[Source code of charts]
====

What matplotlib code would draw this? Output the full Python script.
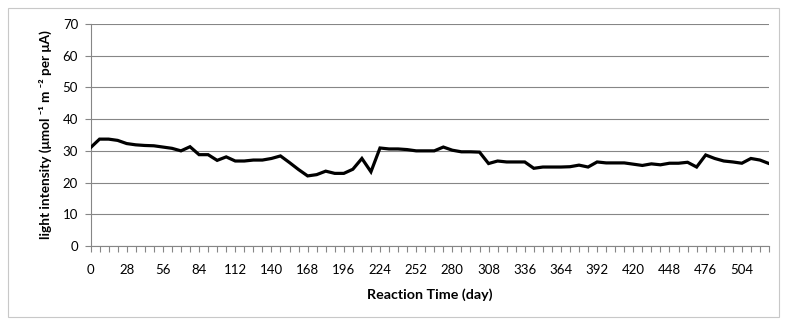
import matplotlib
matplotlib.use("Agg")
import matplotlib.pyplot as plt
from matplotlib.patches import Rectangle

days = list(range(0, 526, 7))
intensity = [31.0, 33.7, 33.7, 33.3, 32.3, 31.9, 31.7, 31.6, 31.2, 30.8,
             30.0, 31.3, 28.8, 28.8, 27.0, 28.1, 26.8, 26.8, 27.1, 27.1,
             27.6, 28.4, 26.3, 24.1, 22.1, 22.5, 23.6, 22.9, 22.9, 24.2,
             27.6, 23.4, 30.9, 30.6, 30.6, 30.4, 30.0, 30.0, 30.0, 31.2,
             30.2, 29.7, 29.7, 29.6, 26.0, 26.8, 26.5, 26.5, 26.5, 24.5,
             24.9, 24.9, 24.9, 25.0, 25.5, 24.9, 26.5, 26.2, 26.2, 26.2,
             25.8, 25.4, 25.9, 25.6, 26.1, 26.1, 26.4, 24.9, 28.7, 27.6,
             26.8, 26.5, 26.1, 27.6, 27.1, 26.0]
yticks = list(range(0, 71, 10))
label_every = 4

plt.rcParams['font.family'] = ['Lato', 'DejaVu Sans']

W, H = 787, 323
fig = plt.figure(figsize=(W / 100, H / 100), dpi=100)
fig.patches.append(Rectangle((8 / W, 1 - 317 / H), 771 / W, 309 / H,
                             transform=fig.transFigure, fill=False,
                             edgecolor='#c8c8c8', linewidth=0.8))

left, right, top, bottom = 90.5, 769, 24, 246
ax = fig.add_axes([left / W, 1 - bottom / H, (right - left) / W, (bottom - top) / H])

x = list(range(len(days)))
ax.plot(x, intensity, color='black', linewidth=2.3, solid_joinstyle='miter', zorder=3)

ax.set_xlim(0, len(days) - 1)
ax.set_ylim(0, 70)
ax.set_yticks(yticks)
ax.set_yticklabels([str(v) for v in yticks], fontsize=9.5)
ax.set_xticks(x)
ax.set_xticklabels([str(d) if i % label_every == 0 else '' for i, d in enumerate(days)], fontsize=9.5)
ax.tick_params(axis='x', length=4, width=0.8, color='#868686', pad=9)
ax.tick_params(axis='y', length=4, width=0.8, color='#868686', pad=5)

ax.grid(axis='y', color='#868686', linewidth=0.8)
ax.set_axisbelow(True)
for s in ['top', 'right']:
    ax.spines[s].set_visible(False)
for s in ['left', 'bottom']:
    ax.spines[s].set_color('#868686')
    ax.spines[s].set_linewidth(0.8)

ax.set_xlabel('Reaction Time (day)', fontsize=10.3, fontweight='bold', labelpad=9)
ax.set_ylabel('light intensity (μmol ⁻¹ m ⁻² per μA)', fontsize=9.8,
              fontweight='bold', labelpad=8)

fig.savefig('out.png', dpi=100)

====

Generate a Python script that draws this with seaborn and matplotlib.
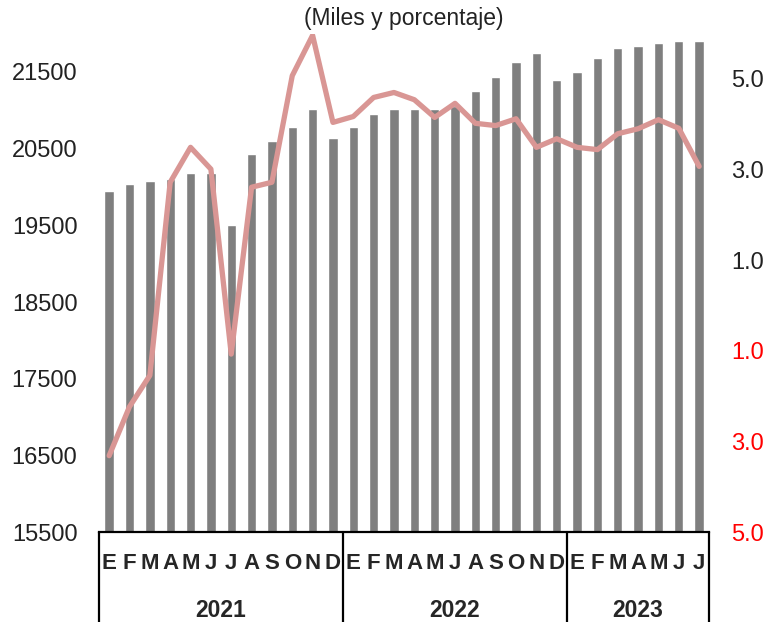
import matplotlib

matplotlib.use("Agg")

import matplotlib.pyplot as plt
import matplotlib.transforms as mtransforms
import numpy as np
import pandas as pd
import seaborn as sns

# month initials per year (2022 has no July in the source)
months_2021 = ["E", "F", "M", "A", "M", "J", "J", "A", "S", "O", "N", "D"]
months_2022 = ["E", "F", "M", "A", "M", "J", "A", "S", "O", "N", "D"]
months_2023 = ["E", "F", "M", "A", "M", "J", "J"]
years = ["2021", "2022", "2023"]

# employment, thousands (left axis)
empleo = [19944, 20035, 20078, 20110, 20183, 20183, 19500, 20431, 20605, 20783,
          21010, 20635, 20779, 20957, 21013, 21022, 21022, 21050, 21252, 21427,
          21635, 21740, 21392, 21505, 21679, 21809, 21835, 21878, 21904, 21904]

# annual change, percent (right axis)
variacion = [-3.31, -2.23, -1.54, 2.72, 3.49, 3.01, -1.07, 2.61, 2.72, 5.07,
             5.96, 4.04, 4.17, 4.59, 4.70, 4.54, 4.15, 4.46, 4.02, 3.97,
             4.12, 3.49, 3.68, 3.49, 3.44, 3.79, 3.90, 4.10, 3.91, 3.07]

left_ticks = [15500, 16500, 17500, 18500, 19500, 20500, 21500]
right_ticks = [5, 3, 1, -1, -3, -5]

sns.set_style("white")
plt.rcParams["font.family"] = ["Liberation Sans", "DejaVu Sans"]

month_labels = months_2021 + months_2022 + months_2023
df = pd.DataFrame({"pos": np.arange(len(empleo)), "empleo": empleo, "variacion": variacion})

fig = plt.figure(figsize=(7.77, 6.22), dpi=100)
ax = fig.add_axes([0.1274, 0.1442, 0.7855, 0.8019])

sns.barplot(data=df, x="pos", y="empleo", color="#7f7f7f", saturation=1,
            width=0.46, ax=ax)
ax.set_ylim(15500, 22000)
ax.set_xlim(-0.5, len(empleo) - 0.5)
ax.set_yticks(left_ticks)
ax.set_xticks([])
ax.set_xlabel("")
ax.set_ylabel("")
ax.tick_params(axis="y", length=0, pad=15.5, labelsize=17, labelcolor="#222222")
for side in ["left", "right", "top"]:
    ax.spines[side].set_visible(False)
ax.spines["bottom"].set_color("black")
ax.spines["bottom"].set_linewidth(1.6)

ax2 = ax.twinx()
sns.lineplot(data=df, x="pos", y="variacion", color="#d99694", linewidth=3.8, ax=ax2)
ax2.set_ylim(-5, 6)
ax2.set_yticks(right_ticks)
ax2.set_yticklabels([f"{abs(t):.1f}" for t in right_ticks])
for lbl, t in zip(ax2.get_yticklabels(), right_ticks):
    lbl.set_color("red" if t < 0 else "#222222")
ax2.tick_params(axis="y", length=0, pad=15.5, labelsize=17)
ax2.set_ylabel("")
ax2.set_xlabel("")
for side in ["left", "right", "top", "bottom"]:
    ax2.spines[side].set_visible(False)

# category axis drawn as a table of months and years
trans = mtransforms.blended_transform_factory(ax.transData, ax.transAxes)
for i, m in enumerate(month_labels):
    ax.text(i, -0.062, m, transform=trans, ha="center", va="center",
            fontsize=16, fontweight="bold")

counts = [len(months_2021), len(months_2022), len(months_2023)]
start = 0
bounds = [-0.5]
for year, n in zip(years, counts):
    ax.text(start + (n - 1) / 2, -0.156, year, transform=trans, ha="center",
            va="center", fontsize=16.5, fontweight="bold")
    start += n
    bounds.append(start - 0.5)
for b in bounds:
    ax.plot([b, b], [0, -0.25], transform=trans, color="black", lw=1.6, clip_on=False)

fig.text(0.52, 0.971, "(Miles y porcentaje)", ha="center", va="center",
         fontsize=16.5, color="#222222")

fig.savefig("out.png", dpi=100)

====

PROMPT »
Do not include pictures. Give again exactly the lines starting at the one with "What matplotlib code" and ending at the one with "from matplotlib.patches import Rectangle", both included.

OUTPUT OF THE TASK »
What matplotlib code would draw this? Output the full Python script.
import matplotlib
matplotlib.use("Agg")
import matplotlib.pyplot as plt
from matplotlib.patches import Rectangle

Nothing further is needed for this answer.